There are a lot of jobs available, but people don't take them because either they "don't know what they want" or they don't want to seek them out. You've got a son to provide for so look into certifications you can get to get entry level jobs in your area. CNA also comes to mind. A degree isn't an automatic job so keep that in mind. I'd suggest the military but you would likely have long periods of separation from your child and the grandparents would have to agree to custody. If you feel that is a valid option I can tell you what you need to do to enlist, I am ex-Army 20 years, recently retired. 

mz23
by Bronze Member on Jun. 19, 2013 at 1:24 AM
Yea im in the same situation but taking prereqs for nursing. 1 more left yay. Im taking a cna class now so I can getba job as a cna in the meantime. The first 2 years of college you have to take general ed classes. Much cheaper to take at a CC and youll have time to figure out what you want to do.

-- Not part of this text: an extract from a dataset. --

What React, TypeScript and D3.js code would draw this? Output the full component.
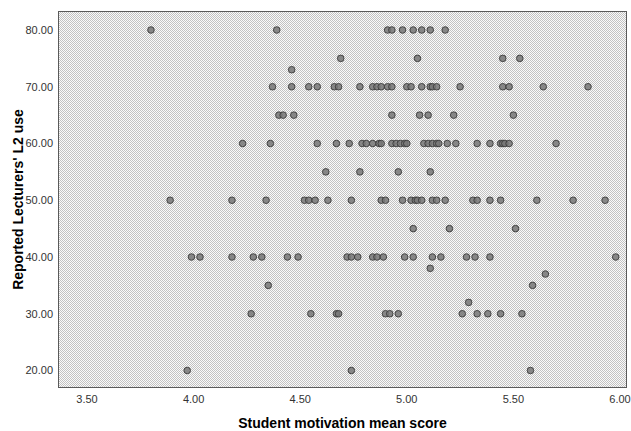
import React from "react";
import * as d3 from "d3";

const yLevels = [80, 75, 73, 70, 65, 60, 55, 50, 45, 40, 38, 37, 35, 32, 30, 20];

const motivation80 = [3.80, 4.39, 4.91, 4.93, 4.98, 5.03, 5.07, 5.11, 5.18];
const motivation75 = [4.69, 5.05, 5.45, 5.53];
const motivation73 = [4.46];
const motivation70 = [4.37, 4.46, 4.54, 4.58, 4.66, 4.68, 4.78, 4.84, 4.86, 4.88, 4.91, 4.93, 5.00, 5.02, 5.07, 5.11, 5.12, 5.14, 5.25, 5.45, 5.48, 5.64, 5.85];
const motivation65 = [4.40, 4.42, 4.47, 4.93, 5.06, 5.10, 5.22, 5.50];
const motivation60 = [4.23, 4.36, 4.58, 4.67, 4.73, 4.79, 4.81, 4.84, 4.87, 4.88, 4.93, 4.95, 4.97, 4.99, 5.00, 5.08, 5.10, 5.12, 5.14, 5.15, 5.19, 5.23, 5.33, 5.39, 5.44, 5.45, 5.46, 5.48, 5.70];
const motivation55 = [4.62, 4.78, 4.96, 5.11];
const motivation50 = [3.89, 4.18, 4.34, 4.52, 4.54, 4.57, 4.63, 4.74, 4.88, 4.90, 4.98, 5.02, 5.04, 5.05, 5.07, 5.12, 5.14, 5.18, 5.31, 5.33, 5.39, 5.44, 5.61, 5.78, 5.93];
const motivation45 = [5.03, 5.20, 5.51];
const motivation40 = [3.99, 4.03, 4.18, 4.28, 4.32, 4.44, 4.49, 4.72, 4.74, 4.77, 4.84, 4.86, 4.89, 4.99, 5.03, 5.12, 5.16, 5.28, 5.32, 5.39, 5.98];
const motivation38 = [5.11];
const motivation37 = [5.65];
const motivation35 = [4.35, 5.59];
const motivation32 = [5.29];
const motivation30 = [4.27, 4.55, 4.67, 4.68, 4.90, 4.92, 4.96, 5.26, 5.33, 5.38, 5.44, 5.54];
const motivation20 = [3.97, 4.74, 5.58];

const motivationByLevel = [
  motivation80, motivation75, motivation73, motivation70, motivation65, motivation60,
  motivation55, motivation50, motivation45, motivation40, motivation38, motivation37,
  motivation35, motivation32, motivation30, motivation20,
];

const xTicks = [3.5, 4.0, 4.5, 5.0, 5.5, 6.0];
const yTicks = [20, 30, 40, 50, 60, 70, 80];

const W = 631;
const H = 431;
const left = 58;
const right = 627;
const top = 11;
const bottom = 388;

export default function App() {
  const x = d3.scaleLinear().domain([3.5, 6.0]).range([87, 620]);
  const y = d3.scaleLinear().domain([20, 80]).range([370.5, 30]);

  const points: { mx: number; ly: number }[] = [];
  yLevels.forEach((lv, i) => {
    motivationByLevel[i].forEach((m) => points.push({ mx: m, ly: lv }));
  });

  const font = "'Liberation Sans', Arial, sans-serif";

  return (
    <svg width={W} height={H} style={{ position: "absolute", left: 0, top: 0, display: "block" }}>
      <defs>
        <pattern id="dots" x={0} y={0} width={2} height={2} patternUnits="userSpaceOnUse">
          <rect x={0} y={0} width={2} height={2} fill="#fafafa" />
          <rect x={0} y={0} width={1} height={1} fill="#c2c2c2" />
          <rect x={1} y={1} width={1} height={1} fill="#c2c2c2" />
        </pattern>
      </defs>
      <rect x={0} y={0} width={W} height={H} fill="#ffffff" />
      <rect x={left} y={top} width={right - left} height={bottom - top} fill="url(#dots)" />
      <rect x={left + 0.5} y={top + 0.5} width={right - left - 1} height={bottom - top - 1}
        fill="none" stroke="#5a5a5a" strokeWidth={1} />
      {points.map((p, i) => (
        <circle key={i} cx={x(p.mx)} cy={y(p.ly)} r={3.3}
          fill="#777777" fillOpacity={0.85} stroke="#3a3a3a" strokeWidth={0.9} />
      ))}
      {yTicks.map((t) => (
        <text key={t} x={53} y={y(t)} dy="0.35em" textAnchor="end"
          fontFamily={font} fontSize={11} fill="#333">
          {t.toFixed(2)}
        </text>
      ))}
      {xTicks.map((t) => (
        <text key={t} x={x(t)} y={399} dy="0.35em" textAnchor="middle"
          fontFamily={font} fontSize={11} fill="#333">
          {t.toFixed(2)}
        </text>
      ))}
      <text x={(left + right) / 2} y={423} dy="0.35em" textAnchor="middle"
        fontFamily={font} fontSize={14} fontWeight="bold" fill="#000">
        Student motivation mean score
      </text>
      <text transform={`translate(18,${(top + bottom) / 2}) rotate(-90)`} dy="0.35em"
        textAnchor="middle" fontFamily={font} fontSize={14} fontWeight="bold" fill="#000">
        Reported Lecturers' L2 use
      </text>
    </svg>
  );
}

I hate living at home in a way and do feel inadequate cause I'm a single mom and a poor one at that! But im working towards bettering myself and getting closer and closer to that goal.
mz23
by Bronze Member on Jun. 19, 2013 at 1:32 AM
Oh you can also go to a tech school to be med or dental assistant. Also psychiatric techs are in demand at least in my area.
heretolisten
by Bronze Member on Jun. 19, 2013 at 1:48 AM

Who says you can't be a SAHM single mom?  I am.  You live with your parents, no different than a roommate situation.  Seek child support first and foremost. There is no shame seeking public assistance to help cover the basics in life.  Your child will be in kindergarten before you know it and at that time you could return to the work force.  It's a short duration with the most memorable and priceless investment into your childs life during the most formative of years.  Sacrifice, yes.  But think of it this way, as he gets older and you want to explore dating, you have someone right there who he feels safe with to watch him for you to spend some time away during the evening.  Who knows, you could meet a great guy and be married by the time Mason is entering school.  You'll be okay.  :) 

rfhsure
by Member on Jun. 19, 2013 at 2:04 AM

I'm in the same boat. Living at home with my 4 month old. I don't have a car so it's difficult to go back to work (I live 3 miles from the nearest bus station, and I would never wlak it with my son, we live on a highway.) Hang in there, it'll get better eventually. I know the feeling, it sucks feeling stuck, and I feel a little worthless sometimes. You just have to do the best you can and remember that eventually everything will fall into place. I know that probably doesn't help, but I know what you're feeling to say the least.

virginiamama71
by Carrie on Jun. 19, 2013 at 9:01 AM

 What would you like to study?

krisnkids
by Gold Member on Jun. 19, 2013 at 9:05 AM

Definitely look into the college thing. But don't do the AIU or that kind, look at your community college. You can get your entire degree online and not have to pay the outrageous prices of AIU or the like.

dawncs
by on Jun. 19, 2013 at 9:40 AM

I recommend going with your interests when it comes to a college major. Also do your research online on what the position pays for before you chose it for a major. Some college majors have more competition than others trust me which can result in having a tougher time finding a job at times. You can find money to attend college at http://www.fafsa.ed.gov/, and it is based on your income and savings thanks to you having your son.

Dawn


Group owner of Different Learners Support Group (http://www.cafemom.com/group/118648)

colins_mom
by Bronze Member on Jun. 19, 2013 at 9:45 AM
I feel ya. my ds is 6 and I still live at home too. I am studying early childhood education and I love it. a lot of what I've learned has helped me with my ds too!! good luck! is there a community college near you? you might be able to talk to one of there advisors who could help you find a career feild that works for you.